III) Caractérisation de cette fin du roman
a) Une fin cyclique
Cet excipit donne l’impression d’une fin cyclique, il semble que Bel-Ami n’a pas changé intérieurement. Au début du roman, il était déjà trop sûr de lui et voulait à tout pris réussir; à la fin du roman, deux ans et demi plus tard sa situation s’est améliorée de manière spectaculaire, néanmoins il veut s’élever encore d’avantage. Non seulement le dénouement ne donne pas l’impression que Bel-Ami a acquis des valeurs morales, mais qu’il en a perdu le peu qu’il lui restait en faisant toutes ces manigances et en se servant de tout ce que les gens de son entourage pouvaient lui apporter de manière à monter plus vite. La fin du livre montre que Duroy va recommencer sa relation avec Clotilde (cf : Champ lexical du désir) et de nouveau séduire toutes les femmes qui pourraient lui servir.
b) Une fin ouverte
Cette fin est aussi ouverte, elle laisse au lecteur le soin d’imaginer une suite au roman. En donnant toutefois les bases de cette suite, comme par exemple l’idée d’une reconversion de Duroy dans la politique (« il semblait qu’il allait faire un bond du portique de la Madeleine au Palais de Bourdon »), ou encore la projection du schéma de ses relations amoureuses dans le futur (« Mais il ne les voyait point, sa pensée revenait maintenant en arrière, et devant ses yeux ébolouis par l’éclatant soleil flottait l’image de Mme de Marelle rajustant en face de la glace les petits cheveux frisés de ses tempes, toujours défaits au sortir du lit ». Elle enlève aussi l’idée d’un bon, désormais l’avenir de Bel-Ami n’est plus aussi incertain.
CONCLUSION
Dans cet excipit, Bel-Ami apparaît comme il était au début du livre, comme un personnage arriviste, prêt à tout pour s’élever.
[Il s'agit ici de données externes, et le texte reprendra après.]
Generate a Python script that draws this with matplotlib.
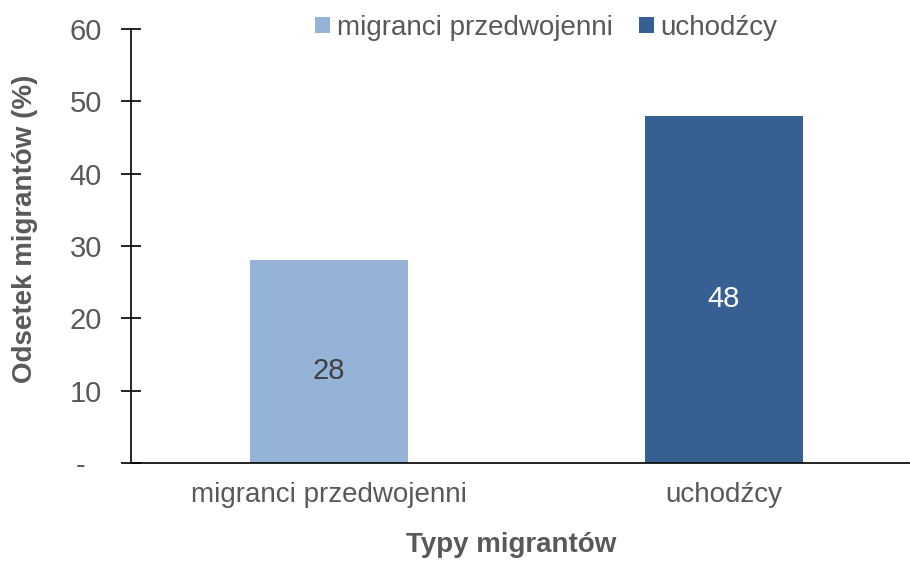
import matplotlib
matplotlib.use("Agg")
import matplotlib.pyplot as plt
from matplotlib.patches import Patch

categories = ["migranci przedwojenni", "uchodźcy"]
values = [28, 48]
colors = ["#95B3D7", "#366092"]
label_colors = ["#404040", "#FFFFFF"]
yticks = [0, 10, 20, 30, 40, 50, 60]
ytick_labels = ["-  ", "10", "20", "30", "40", "50", "60"]

plt.rcParams['font.family'] = ['Liberation Sans', 'DejaVu Sans']
gray = "#595959"

fig = plt.figure(figsize=(9.10, 5.81), dpi=100)
ax = fig.add_axes([131/910, 1-463/581, (921-131)/910, (463-29)/581])

x = list(range(len(categories)))
bars = ax.bar(x, values, width=0.4, color=colors, edgecolor="none", zorder=2)
for xi, v, lc in zip(x, values, label_colors):
    ax.text(xi, v/2 - 1.3, str(v), ha="center", va="center", color=lc, fontsize=21)

ax.set_xlim(-0.5, 1.5)
ax.set_ylim(0, 60)
ax.set_yticks(yticks)
ax.set_yticklabels(ytick_labels)
ax.set_xticks(x)
ax.set_xticklabels(categories)
ax.tick_params(axis="y", direction="inout", length=14, width=1.2, colors="black",
               labelcolor=gray, labelsize=21, pad=14)
ax.tick_params(axis="x", length=0, labelcolor=gray, labelsize=20, pad=14)
for s in ["top", "right"]:
    ax.spines[s].set_visible(False)
ax.spines["left"].set_linewidth(1.2)
ax.spines["bottom"].set_linewidth(1.2)

ax.set_ylabel("Odsetek migrantów (%)", fontsize=20, fontweight="bold", color=gray,
              va="center", ha="center")
ax.yaxis.set_label_coords((25-131)/790, (463-229)/434)
ax.set_xlabel("Typy migrantów", fontsize=20, fontweight="bold", color=gray,
              va="center", ha="center")
ax.xaxis.set_label_coords((511-131)/790, (463-545)/434)

handles = [Patch(facecolor=c, edgecolor="none") for c in colors]
leg = fig.legend(handles, categories, loc="center", bbox_to_anchor=(546.5/910, 1-28/581),
                 ncol=2, frameon=False, fontsize=20, handlelength=0.54, handleheight=0.54,
                 handletextpad=0.22, columnspacing=0.97, borderpad=0)
for t in leg.get_texts():
    t.set_color(gray)

fig.savefig("out.png", dpi=100)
Il semble aussi trop sur de lui et imbu de sa personne, il n’a toujours pas de valeurs morales et en a perdu le peu qu’il lui restait. On sait aussi qu’il va encore s’élever dans la société, par les mêmes moyens, en séduisant les femmes, qu’il reprendra sa relation avec Mme de Marelle et divorcera certainement d’avec Suzanne. La seule différence d’avec l’incipit est que son ascension a déjà eu lieu.